É uma escultura de Anish Kapoor disposta num espaço público de Chicago que inspira a capa de Suburbiofuturismo. A homenagem à capital do footwork é directa. Já conheces a cidade? Pretendes conhecer? Esperas que a tua música lá chegue?

Ainda não fui lá, mas gostaria muito. Enquanto isso não acontece, tive a oportunidade de partilhar o palco com o DJ Earl, DJ Taye, DJ Paypal e Feloneezy de Teklife em Antuérpia e vi JLIN aqui em Bruxelas há uns meses – foi espectacular! Esse pessoal tem electricidade nas veias. É contagiante. Seria uma honra que as minhas pistas lá fossem tocadas, mas, se isso não acontecer, não faz mal. Ter airplay em Ermesinde é que é o meu objectivo primário.

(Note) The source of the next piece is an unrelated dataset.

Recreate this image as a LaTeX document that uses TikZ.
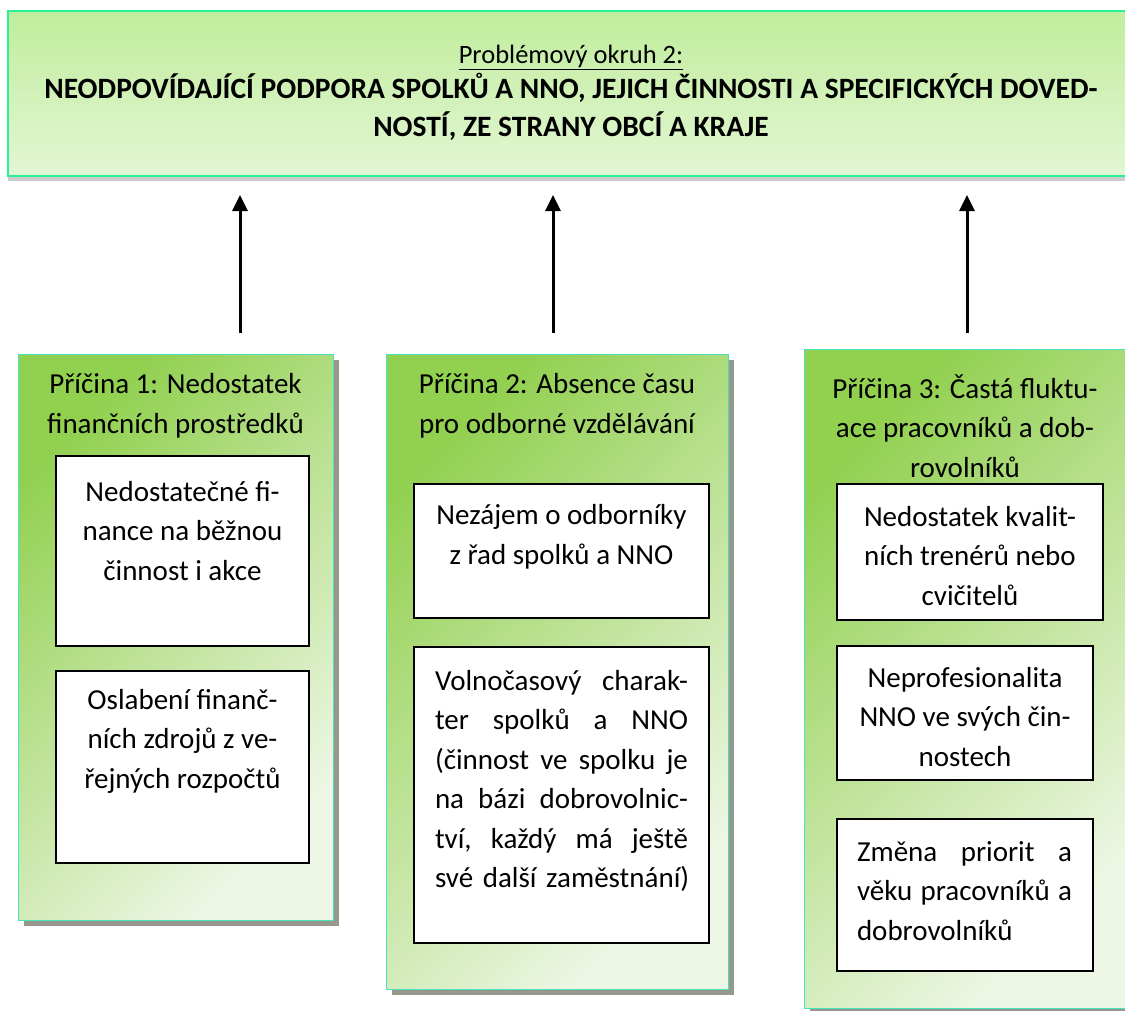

O teu nome artístico também traduz uma certa atitude cerebral o que para alguém que propõe uma visão de um som tão visceral e físico como o footwork até poderia ser uma contradição. Mas não é bem assim, certo?

Não e aproveito para refutar os rumores segundo os quais a explicação envolveria o Boavista Futebol Clube. O xadrez é o confronto – a batalha – e isso é um aspecto essencial do footwork: as batalhas de dança e de DJs, tal como o hip hop – e mesmo no jazz (a confrontação e coexistência dos diferentes instrumentos no seio de uma mesma formação). É uma competição positiva, ou construtiva, digamos.

Há mais música na tua “gaveta”? Quais serão os teus próximos passos?

Centenas pistas na gaveta e quase todos os dias há mais. Colaborar com outros músicos está na agenda. Continuar a trabalhar no processo e a explorar o som. Gostava de ir mais vezes a Portugal passar discos. Se alguém interessado estiver a ler isto: também toco em casamentos.